The NZ government’s claim that it knew nothing about the abduction of Sarah and Isaac Shaw until it was reported in the media strains credulity, given the close ties between the two countries.
On August 8, the Washington Federation of State Employees (WFSE), the union covering Shaw’s workplace, finally issued a public statement calling for the release of Sarah and Isaac. Around the same time, Besancon set up a GoFundMe campaign to raise money for Shaw’s legal fees.
New Zealand officials remained silent for four more days until they were approached by the media for comment. Officials made perfunctory statements that they were investigating the detention of Shaw and her son, while refusing to condemn ICE’s illegal actions.
It must be added that the WFSE has done nothing beyond issuing its belated statement pleading for ICE to release the Shaws and appealing for donations to the GoFundMe campaign.
The union’s president Mike Yestramski said “our union stands ready to help and support them in any way possible. An injury to one is an injury to all.” Yet the WFSE’s 52,000 members have not been mobilised in any industrial action to oppose the imprisonment of Shaw and her son.
Across the US, the union bureaucracy and the Democratic Party have worked together to suppress any effective action against the Trump regime as it rips up basic democratic rights and kidnaps migrants.
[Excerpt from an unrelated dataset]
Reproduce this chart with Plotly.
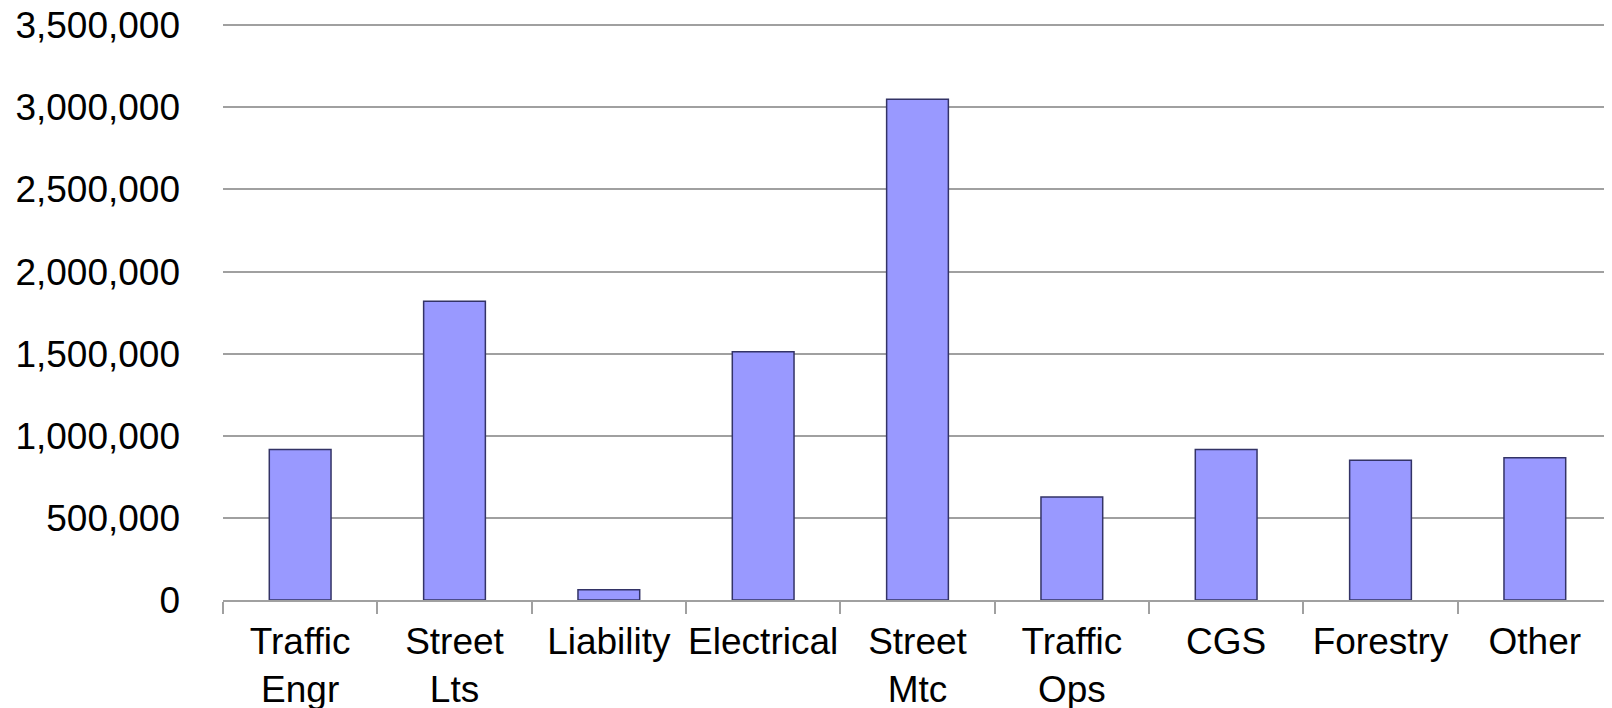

As the WSWS has explained, the fascistic assault on immigrants is aimed at scapegoating them for the deepening poverty and social inequality caused by the crisis of the capitalist system. The fight to defend immigrant workers, therefore, “can succeed only through the unified mobilization of the working class as a whole—black, white, native-born, immigrant, documented and undocumented alike,” as part of the fight for international socialism.
Workers must organise independently of the capitalist parties and in opposition to the pro-capitalist union apparatus, by building rank-and-file committees in every workplace, school and neighbourhood to oppose ICE’s deportation operations and prepare collective action to stop fascism and dictatorship.